No specific new rules target NPS (National Pension System) directly under the 2025 Labour Codes. However, the expanded wage definition (basic pay + DA + retaining allowance at ≥50% of CTC) increases the base for retirement contributions like PF and NPS, potentially boosting NPS allocations while reducing take-home pay short-term.

Let’s say your CTC today is ₹1,00,000. Under the old structure, companies often kept basic pay at 30–40%, with the rest as allowances to reduce PF outgo. Here’s how it would look under the old and new regulations:

Old structure:

  • Basic: ₹35,000
  • Other Allowances: ₹65,000
  • PF (12% of basic): ₹4,200
  • Your take-home salary was higher, because PF outgo was small.

New structure (under 50% wage rule):

  • Basic has to be at least ₹50,000 (Rs 50% of Rs 1 lakh)
  • Other Allowances: ₹50,000
  • PF (12% of basic): ₹6,000
  • Your Take-home salary is lower, because EPF contribution rises.

4. Working hours

  • The daily working hours are capped at 8 hours, and weekly working hours are capped at 48 hours.
  • Employers and employees can mutually agree on flexible weekly work schedules, for example, a 6-day week with fewer hours on some days, as long as the total does not exceed 48 hours per week.
    •  For flexible schedules with longer days (e.g., 12 hours), the law mandates a minimum of 12 consecutive hours of rest between shifts. 
  • Any work beyond 8 hours a day or 48 hours a week is considered overtime. Overtime is voluntary; employees cannot be forced to work beyond prescribed hours. Overtime hours must be compensated at twice the employee’s normal hourly wage rate, ensuring fair remuneration for extra work.
  • These provisions apply to all workers, including those in fixed-term, contract, and gig roles.

5. Maternity benefit

  • Women employees who have worked at least 80 days in the 12 months preceding the expected delivery date are eligible for maternity benefits.
  • Eligible women are entitled to 26 weeks of paid maternity leave for the first two children, with up to 12 weeks for the third child onwards.
  • Employers with 50 or more employees must provide crèche facilities to support working mothers, allowing them up to four daily nursing visits during work hours.
  • Women are entitled to full salary during maternity leave, securing financial stability during childbirth and recovery.
  • The new codes also encourage work-from-home options for mothers post maternity leave, depending on the nature of the job and mutual agreement.

6. Earned Leaves or Paid Leaves

  • Employees qualify for annual paid leave after just 180 days of work in a year—down from the previous 240-day threshold—making benefits available sooner.
  • Accrued earned leave can be carried forward to the next year, but only up to a maximum of 30 days; any leave balance exceeding 30 days must be paid out (encashed) by the employer, ensuring employees don’t lose their leave benefits.​ Earned leave cannot lapse; workers must either use, carry forward, or get paid for unused leave annually.
    • Howver, the above rules concerning annual encashment of leave may not apply to managerial or supervisory staff, as defined by the Occupational Safety, Health and Working Conditions (OSH) Code.
  • The amount of leave encashment is calculated based on the definition of “wages” under the new Code on Wages.
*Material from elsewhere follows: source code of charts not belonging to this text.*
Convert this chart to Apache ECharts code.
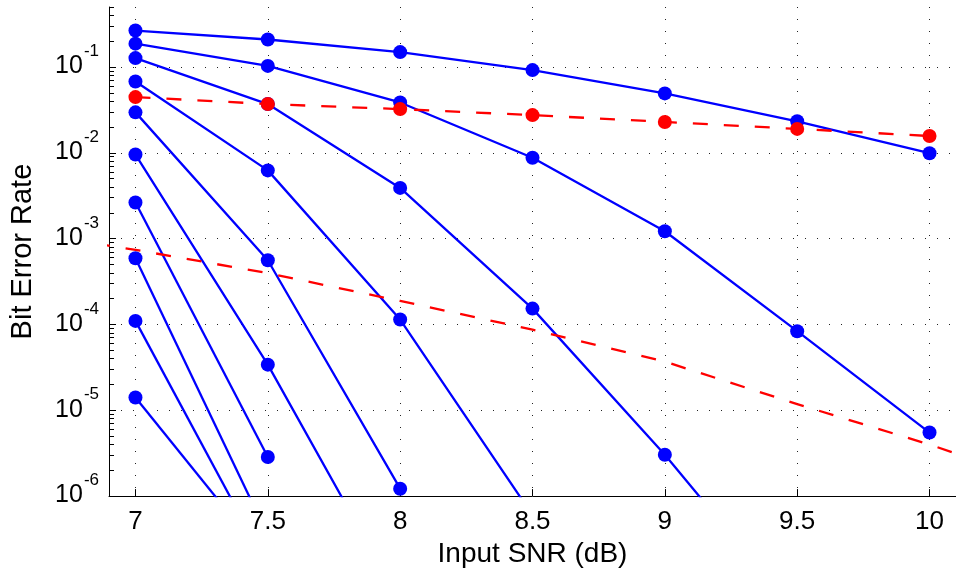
<!DOCTYPE html>
<html>
<head>
<meta charset="utf-8">
<script src="https://cdn.jsdelivr.net/npm/echarts@6/dist/echarts.min.js"></script>
<style>
  html, body { margin: 0; padding: 0; background: #fff; }
  #chart { width: 956px; height: 573px; }
</style>
</head>
<body>
<div id="chart"></div>
<script>
  // input SNR (dB)
  var snr = [7, 7.5, 8, 8.5, 9, 9.5, 10];
  // simulated BER curves, one per iteration (null = not plotted)
  var ber1 = [0.266, 0.209, 0.149, 0.092, 0.0492, 0.0233, 0.0099];
  var ber2 = [0.187, 0.103, 0.0386, 0.00875, 0.00122, 8.35e-5, 5.5e-6];
  var ber3 = [0.127, 0.037, 0.0039, 1.53e-4, 3.03e-6, 4.2e-8, null];
  var ber4 = [0.0678, 0.00624, 1.14e-4, 6.0e-7, null, null, null];
  var ber5 = [0.0296, 5.6e-4, 1.22e-6, null, null, null, null];
  var ber6 = [9.55e-3, 3.4e-5, 5.9e-8, null, null, null, null];
  var ber7 = [2.64e-3, 2.85e-6, null, null, null, null, null];
  var ber8 = [5.9e-4, 3.5e-7, null, null, null, null, null];
  var ber9 = [1.1e-4, 1.5e-7, null, null, null, null, null];
  var ber10 = [1.41e-5, 1.73e-7, null, null, null, null, null];
  // red curve with markers
  var uncoded = [0.0446, 0.037, 0.0323, 0.0275, 0.0229, 0.019, 0.0157];
  // red dashed bound, no markers
  var boundSnr = [6.5, 7, 7.5, 8, 8.5, 9, 9.5, 10, 10.5];
  var bound = [1.3e-3, 7.4e-4, 3.96e-4, 1.88e-4, 8.7e-5, 3.69e-5, 1.18e-5, 3.99e-6, 1.2e-6];

  var xTicks = [7, 7.5, 8, 8.5, 9, 9.5, 10];
  var yTicks = [1e-6, 1e-5, 1e-4, 1e-3, 1e-2, 1e-1];

  var minorTicks = [];
  yTicks.forEach(function (d) {
    for (var k = 2; k <= 9; k++) {
      if (d * k <= 0.5) minorTicks.push(d * k);
    }
  });

  var font = '"Liberation Sans", Arial, sans-serif';

  function pairs(xs, ys) {
    var out = [];
    for (var i = 0; i < xs.length; i++) {
      if (ys[i] != null) out.push([xs[i], ys[i]]);
    }
    return out;
  }

  var blueSets = [ber1, ber2, ber3, ber4, ber5, ber6, ber7, ber8, ber9, ber10];
  var series = blueSets.map(function (arr, i) {
    return {
      name: 'iter' + (i + 1),
      type: 'line',
      data: pairs(snr, arr),
      symbol: 'circle',
      symbolSize: 14,
      clip: true,
      lineStyle: { color: '#0000ff', width: 2.3 },
      itemStyle: { color: '#0000ff' },
      z: 2
    };
  });
  series.push({
    name: 'uncoded',
    type: 'line',
    data: pairs(snr, uncoded),
    symbol: 'circle',
    symbolSize: 14,
    clip: true,
    lineStyle: { color: '#ff0000', width: 2.3, type: [15, 16] },
    itemStyle: { color: '#ff0000' },
    z: 3
  });
  series.push({
    name: 'bound',
    type: 'line',
    data: pairs(boundSnr, bound),
    symbol: 'none',
    showSymbol: false,
    clip: true,
    lineStyle: { color: '#ff0000', width: 2.3, type: [15, 16] },
    z: 3
  });

  var chart = echarts.init(document.getElementById('chart'));
  chart.setOption({
    animation: false,
    backgroundColor: '#fff',
    grid: { left: 108, right: 0, top: 7, bottom: 74, containLabel: false },
    xAxis: {
      type: 'value',
      min: 6.9,
      max: 10.1,
      name: 'Input SNR (dB)',
      nameLocation: 'middle',
      nameGap: 40,
      nameTextStyle: { fontSize: 28, color: '#000', fontFamily: font },
      axisLine: { show: true, lineStyle: { color: '#000', width: 1 } },
      axisTick: { show: true, inside: true, length: 7, customValues: xTicks, lineStyle: { color: '#000' } },
      axisLabel: {
        customValues: xTicks,
        fontSize: 26,
        color: '#000',
        fontFamily: font,
        margin: 13,
        formatter: function (v) { return String(v); }
      },
      splitLine: { show: true, lineStyle: { color: '#222', width: 1, type: [1, 11] } }
    },
    yAxis: [{
      type: 'log',
      min: 1e-6,
      max: 0.5,
      name: 'Bit Error Rate',
      nameLocation: 'middle',
      nameGap: 72,
      nameTextStyle: { fontSize: 29, color: '#000', fontFamily: font },
      axisLine: { show: true, lineStyle: { color: '#000', width: 1 } },
      axisTick: { show: true, inside: true, length: 7, customValues: yTicks, lineStyle: { color: '#000' } },
      axisLabel: {
        customValues: yTicks,
        margin: 10,
        padding: [0, 0, 12, 0],
        formatter: function (v) {
          var e = Math.round(Math.log(v) / Math.LN10);
          return '{b|10}{s|' + e + '}';
        },
        rich: {
          b: { fontSize: 25, color: '#000', fontFamily: font, lineHeight: 36, verticalAlign: 'bottom' },
          s: { fontSize: 17, color: '#000', fontFamily: font, lineHeight: 36, verticalAlign: 'top', padding: [0, 0, 0, 1] }
        }
      },
      splitLine: { show: true, lineStyle: { color: '#222', width: 1, type: [1, 11] } }
    }, {
      type: 'log',
      min: 1e-6,
      max: 0.5,
      position: 'left',
      axisLine: { show: false },
      axisTick: { show: true, inside: true, length: 5, customValues: minorTicks, lineStyle: { color: '#000' } },
      axisLabel: { show: false },
      splitLine: { show: false }
    }],
    series: series
  });
</script>
</body>
</html>
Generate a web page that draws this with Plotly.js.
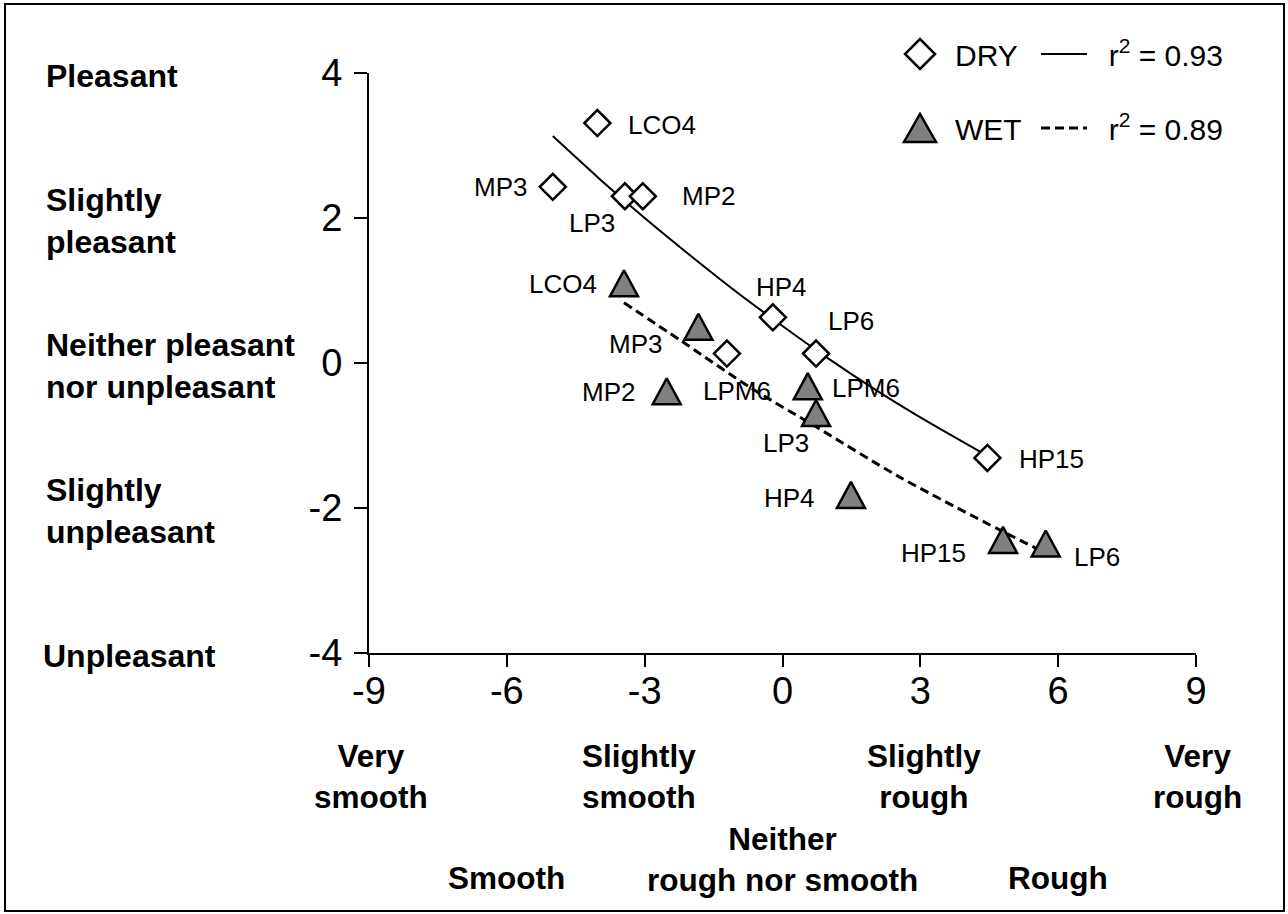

It includes all remuneration except for certain components, such as House Rent Allowance (HRA) and conveyance allowance, provided those excluded items do not exceed 50% of the total remuneration.
  • Leave policies are standardized across sectors, helping gig, fixed-term, contract, and permanent workers alike to receive uniform leave benefits.​

7. Appointment Letter

  • Appointment letters are now mandatory, enhancing transparency between employers and employees regarding terms and conditions of employment.​
  • Employers must provide appointment letters within the first 7 days of joining, clearly outlining terms such as job role, salary structure, working hours, leave entitlements, probation period, and termination conditions.
  • Appointment letters must specify wages, allowances, and any applicable statutory benefits, aligning with the new definition of wages under the labor codes.

8. Night Shift

  • Women are allowed to work night shifts only with their prior consent, and employers must provide safe transportation. Strict safety and welfare conditions are mandated for women working during night hours to ensure their protection and dignity.
  • Pregnant women and women with infants have additional protections restricting night work to safeguard health.
  • The rules apply across all sectors and types of employment, extending protections to contract, fixed-term, and gig workers.

9. Health Check-ups

Employers are required to conduct annual health checkups for employees, especially where occupational hazards are present. Employers must provide all workers above the age of 40 years with a free annual health check-up. Promote timely preventive healthcare culture

10. Full and final settlement

  • Under the new labor code effective from November 2025, full and final settlement of all dues must be completed within two working days of an employee’s last working day after resignation, termination, or layoff.
    • Layoff and closure rules now allow factories with up to 300 workers to lay off employees or close units without prior government approval, easing compliance for smaller establishments.​
  • The settlement includes pending salary, leave encashment, gratuity (if eligible), reimbursements, bonuses, and any other dues.
  • Employers must clear all financial liabilities on time, or face penalties and interest.

Action Steps for You (Employees)

  • Review your salary structure and appointment letter for compliance with the new wage definition.
  • Register on e-Shram portal for unorganized/gig benefits and track PF/ESIC via UAN.​
  • Discuss flexible hours, night shifts, or WFH with employers under mutual consent provisions.

Track changes via your EPFO UAN, e-Shram portal, or employer letter, and recalculate PF/gratuity under the new wage rules to secure your financial future.